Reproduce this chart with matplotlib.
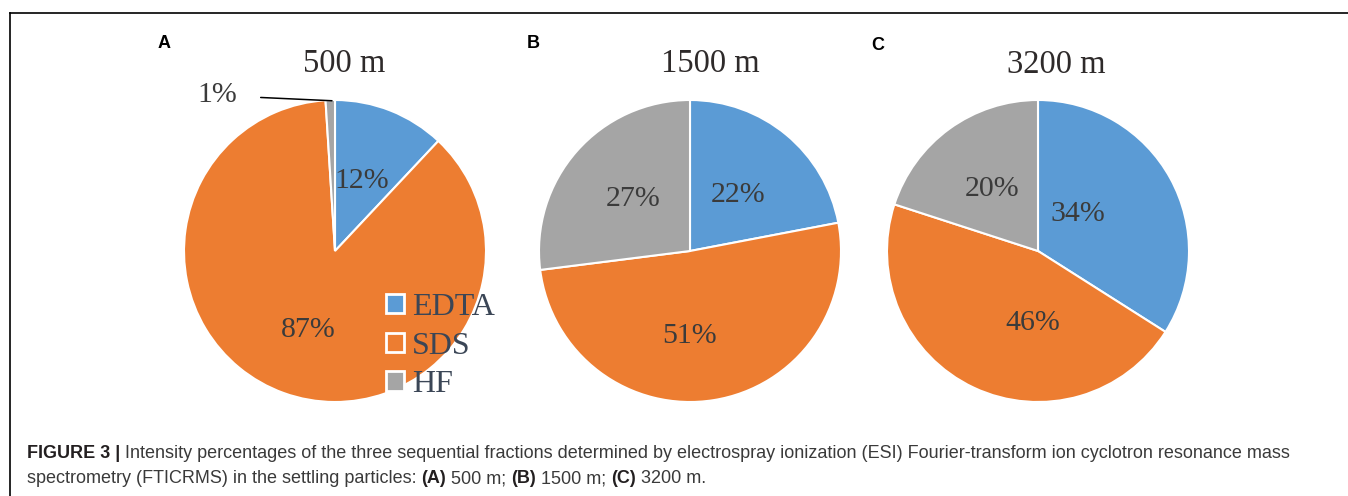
import matplotlib

matplotlib.use("Agg")
import matplotlib.pyplot as plt
import numpy as np
from matplotlib.lines import Line2D
from matplotlib.patches import Patch

# data
fractions = ["EDTA", "SDS", "HF"]
depths = ["500 m", "1500 m", "3200 m"]
panel_letters = ["A", "B", "C"]
pct_500 = [12, 87, 1]
pct_1500 = [22, 51, 27]
pct_3200 = [34, 46, 20]

colors = ["#5B9BD5", "#ED7D31", "#A5A5A5"]
W, H = 1348, 496
serif = "Liberation Serif"
sans = "Liberation Sans"
txt_col = "#3b3b3b"

fig = plt.figure(figsize=(W / 100, H / 100), dpi=100)


def fx(x):
    return x / W


def fy(y):
    return 1 - y / H


# pie centres / radius in pixels
centres = [(335, 251), (690, 251), (1038, 251)]
radius = 151
title_pos = [(344, 64), (710, 64), (1056, 65)]
letter_pos = [(158, 44), (527, 44), (871, 45)]
# label placement (distance from centre in radii, angle in degrees)
label_place = [
    [(0.50, 69), (0.55, -109), None],
    [(0.49, 49), (0.56, -90), (0.51, 138)],
    [(0.36, 43), (0.48, -94), (0.51, 127)],
]

all_values = [pct_500, pct_1500, pct_3200]
axes = []
for i, vals in enumerate(all_values):
    cx, cy = centres[i]
    ax = fig.add_axes([fx(cx - radius), fy(cy + radius), 2 * radius / W, 2 * radius / H])
    wedges, _ = ax.pie(
        vals,
        colors=colors,
        startangle=90,
        counterclock=False,
        wedgeprops=dict(edgecolor="white", linewidth=1.5),
    )
    ax.set_xlim(-1, 1)
    ax.set_ylim(-1, 1)
    ax.set_aspect("equal")
    ax.axis("off")
    for j, v in enumerate(vals):
        place = label_place[i][j]
        if place is None:
            continue
        d, ang = place
        a = np.deg2rad(ang)
        ax.text(d * np.cos(a), d * np.sin(a), f"{v}%", ha="center", va="center",
                fontsize=21.5, family=serif, color=txt_col)
    fig.text(fx(title_pos[i][0]), fy(title_pos[i][1]), depths[i], ha="center", va="center",
             fontsize=23.5, family=serif, color="#2e2a2a")
    fig.text(fx(letter_pos[i][0]), fy(letter_pos[i][1]), panel_letters[i], ha="left", va="center",
             fontsize=13, family=sans, fontweight="bold", color="black")
    axes.append(ax)

# 1% label with leader line on panel A
ax = axes[0]
ax.annotate(
    f"{pct_500[2]}%",
    xy=(-0.02, 0.995),
    xytext=(-0.78, 1.03),
    ha="center", va="center",
    fontsize=21.5, family=serif, color=txt_col,
    arrowprops=dict(arrowstyle="-", color="black", lw=1.1, shrinkA=15, shrinkB=0),
    annotation_clip=False,
)

# legend
handles = [Patch(facecolor=c, edgecolor="white", linewidth=2) for c in colors]
fig.legend(
    handles, fractions,
    loc="upper left", bbox_to_anchor=(fx(386), fy(293)),
    frameon=False, borderpad=0, borderaxespad=0,
    handlelength=0.56, handleheight=0.56, handletextpad=0.25, labelspacing=0.3,
    prop=dict(family=serif, size=23), labelcolor="#3b4656",
)

# frame lines
fig.add_artist(Line2D([fx(10), fx(10)], [fy(13), 0], color="black", lw=1.2))
fig.add_artist(Line2D([fx(10), 1], [fy(13), fy(13)], color="black", lw=1.2))

# caption with bold segments
cap_lines = [
    [("FIGURE 3 |", True), (" Intensity percentages of the three sequential fractions determined by electrospray ionization (ESI) Fourier-transform ion cyclotron resonance mass", False)],
    [("spectrometry (FTICRMS) in the settling particles: ", False), ("(A)", True), (" 500 m; ", False),
     ("(B)", True), (" 1500 m; ", False), ("(C)", True), (" 3200 m.", False)],
]
cap_base = [458, 483]
cap_left, cap_right = 27, 1290
renderer = fig.canvas.get_renderer()


def draw_caption(size):
    drawn = []
    ends = []
    for line, yb in zip(cap_lines, cap_base):
        x = cap_left
        for seg, bold in line:
            t = fig.text(fx(x), fy(yb), seg, ha="left", va="baseline", fontsize=size, family=sans,
                         fontweight="bold" if bold else "normal",
                         color="#231f20" if bold else "#3a3a3a")
            x += t.get_window_extent(renderer=renderer).width
            drawn.append(t)
        ends.append(x)
    return drawn, ends


# fit the first caption line to the reference width
size = 11.6
drawn, ends = draw_caption(size)
for t in drawn:
    t.remove()
size = size * (cap_right - cap_left) / (ends[0] - cap_left)
draw_caption(size)

fig.savefig("out.png", dpi=100)
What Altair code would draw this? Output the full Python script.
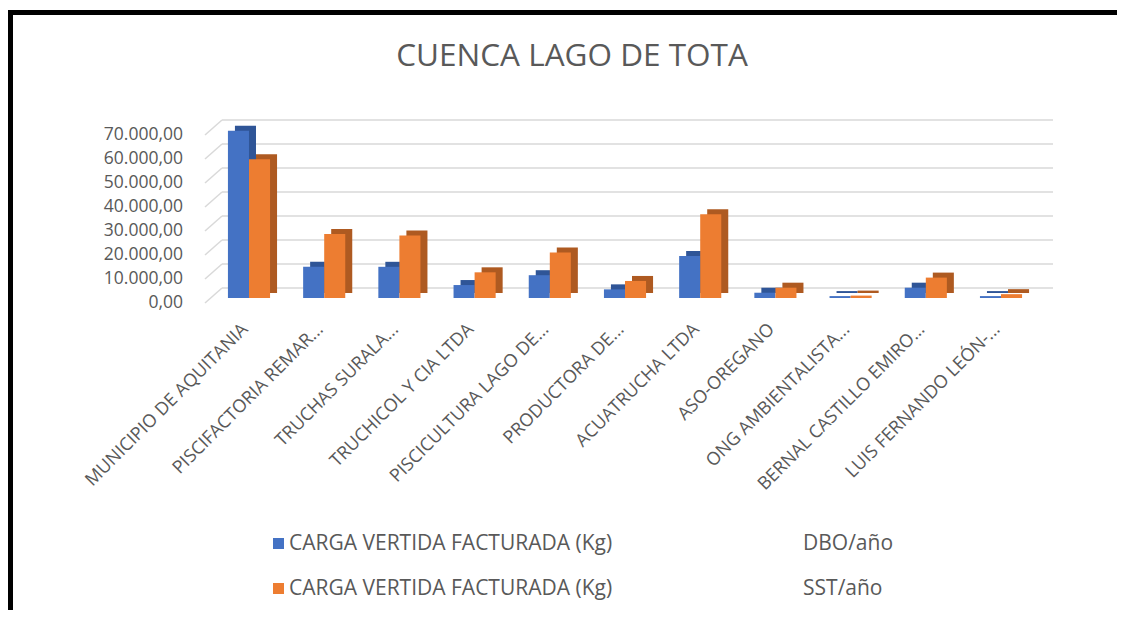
import altair as alt
import pandas as pd

categories = [
    "MUNICIPIO DE AQUITANIA", "PISCIFACTORIA REMAR...", "TRUCHAS SURALA...",
    "TRUCHICOL Y CIA LTDA", "PISCICULTURA LAGO DE...", "PRODUCTORA DE...",
    "ACUATRUCHA LTDA", "ASO-OREGANO", "ONG AMBIENTALISTA...",
    "BERNAL CASTILLO EMIRO...", "LUIS FERNANDO LEÓN-...",
]
dbo = [69700, 13000, 13000, 5400, 9500, 3600, 17500, 2200, 800, 4300, 800]
sst = [57800, 26700, 26000, 10700, 19000, 7100, 34900, 4300, 1000, 8500, 1600]
series = ["CARGA VERTIDA FACTURADA (Kg) DBO/año", "CARGA VERTIDA FACTURADA (Kg) SST/año"]
colors = ["#4472C4", "#ED7D31"]
side_colors = ["#2F5597", "#AE5A21"]
y_ticks = [0, 10000, 20000, 30000, 40000, 50000, 60000, 70000]
y_tick_labels = ["0,00", "10.000,00", "20.000,00", "30.000,00", "40.000,00",
                 "50.000,00", "60.000,00", "70.000,00"]

rows = []
for c, a, b in zip(categories, dbo, sst):
    rows.append({"cat": c, "series": series[0], "value": a})
    rows.append({"cat": c, "series": series[1], "value": b})
df = pd.DataFrame(rows)
grid_df = pd.DataFrame({"tick": y_ticks, "label": y_tick_labels})

FONT = "Open Sans"
GREY = "#595959"
W, H = 840, 168
YMAX = 70000
PX = YMAX / H  # data units per pixel
P_IN, P_OUT = 0.44, 0.305
STEP = W / (len(categories) - P_IN + 2 * P_OUT)
BW = (1 - P_IN) * STEP
DEPTH = 7

xenc = alt.X("cat:N", sort=categories,
             scale=alt.Scale(paddingInner=P_IN, paddingOuter=P_OUT),
             axis=alt.Axis(title=None, labelAngle=-45, labelAlign="right",
                           labelBaseline="top", labelPadding=22, labelOffset=-10,
                           labelFontSize=18, labelFont=FONT, labelColor=GREY,
                           domain=False, ticks=False, labelLimit=400))
yscale = alt.Scale(domain=[0, YMAX], nice=False)

grid = alt.Chart(grid_df).mark_rule(color="#D9D9D9", strokeWidth=1.5, yOffset=-10).encode(
    y=alt.Y("tick:Q", scale=yscale, axis=None),
    x=alt.value(17), x2=alt.value(W + 8),
)
diag = alt.Chart(grid_df).transform_calculate(
    y_front=f"datum.tick - 5 * {PX}", y_back=f"datum.tick + 10 * {PX}"
).mark_rule(color="#D9D9D9", strokeWidth=1.5).encode(
    y=alt.Y("y_front:Q", scale=yscale, axis=None),
    y2=alt.Y2("y_back:Q"),
    x=alt.value(0), x2=alt.value(17),
)
ylabels = alt.Chart(grid_df).mark_text(
    align="right", baseline="middle", dy=5, fontSize=17.5, font=FONT, color=GREY
).encode(
    y=alt.Y("tick:Q", scale=yscale, axis=None),
    text="label:N",
    x=alt.value(-22),
)

shadow = alt.Chart(df).mark_bar(yOffset=-5).encode(
    x=xenc,
    xOffset=alt.XOffset("series:N", sort=series,
                        scale=alt.Scale(range=[DEPTH, DEPTH + BW], paddingInner=0)),
    y=alt.Y("value:Q", scale=yscale, axis=None),
    color=alt.condition(alt.datum.series == series[0],
                        alt.value(side_colors[0]), alt.value(side_colors[1])),
)

nbsp = "\u00a0" * 35
front = alt.Chart(df).mark_bar().encode(
    x=xenc,
    xOffset=alt.XOffset("series:N", sort=series),
    y=alt.Y("value:Q", scale=yscale, axis=None),
    color=alt.Color("series:N", sort=series,
                    scale=alt.Scale(domain=series, range=colors),
                    legend=alt.Legend(title=None, orient="none", legendX=63,
                                      legendY=403, direction="vertical",
                                      symbolType="square", symbolSize=121,
                                      symbolStrokeWidth=0, labelFontSize=21,
                                      labelFont=FONT, labelColor=GREY,
                                      rowPadding=23, labelOffset=0,
                                      labelLimit=1000, padding=0,
                                      labelExpr="replace(datum.label, ' (Kg) ', ' (Kg)" + nbsp + "')")),
)

border = alt.Chart(pd.DataFrame({"k": [0]})).mark_rect(
    fillOpacity=0, stroke="black", strokeWidth=5).encode(
    x=alt.value(-194.5), x2=alt.value(1000), y=alt.value(-117.5), y2=alt.value(600))

chart = alt.layer(grid, diag, ylabels, shadow, front, border).resolve_scale(
    xOffset="independent"
).properties(
    width=W, height=H,
    title=alt.TitleParams("CUENCA LAGO DE TOTA", fontSize=31.5, color=GREY, font=FONT,
                          fontWeight="normal", anchor="middle", dx=-53, frame="group",
                          offset=-87, baseline="alphabetic"),
    autosize=alt.AutoSizeParams(type="none"),
    padding={"left": 197, "top": 122, "right": 72, "bottom": 312},
    background="white",
).configure_view(stroke=None)

chart.save("out.html", embed_options={"renderer": "svg", "actions": False})
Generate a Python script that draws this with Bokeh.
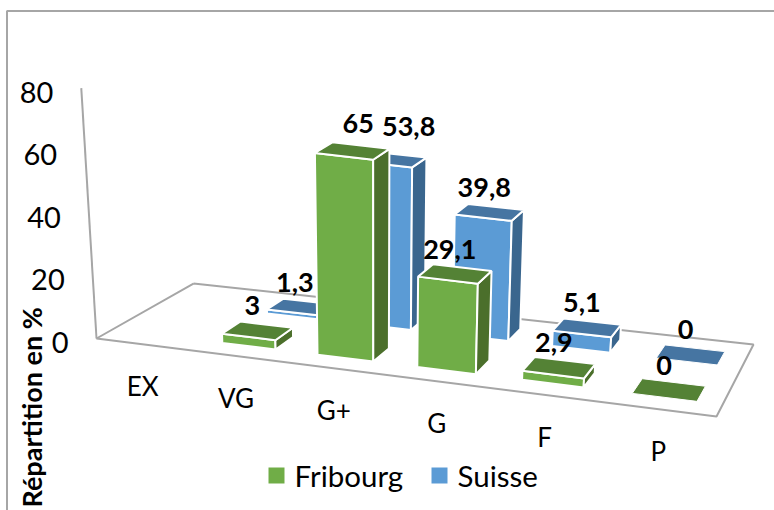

- _OBJECTIVE_: Drop the images and output only the lines from the one that contains "What Altair code" to the one that contains "import pandas as pd", both included.

- _EXPECTED ANSWER_:
What Altair code would draw this? Output the full Python script.
import altair as alt
import pandas as pd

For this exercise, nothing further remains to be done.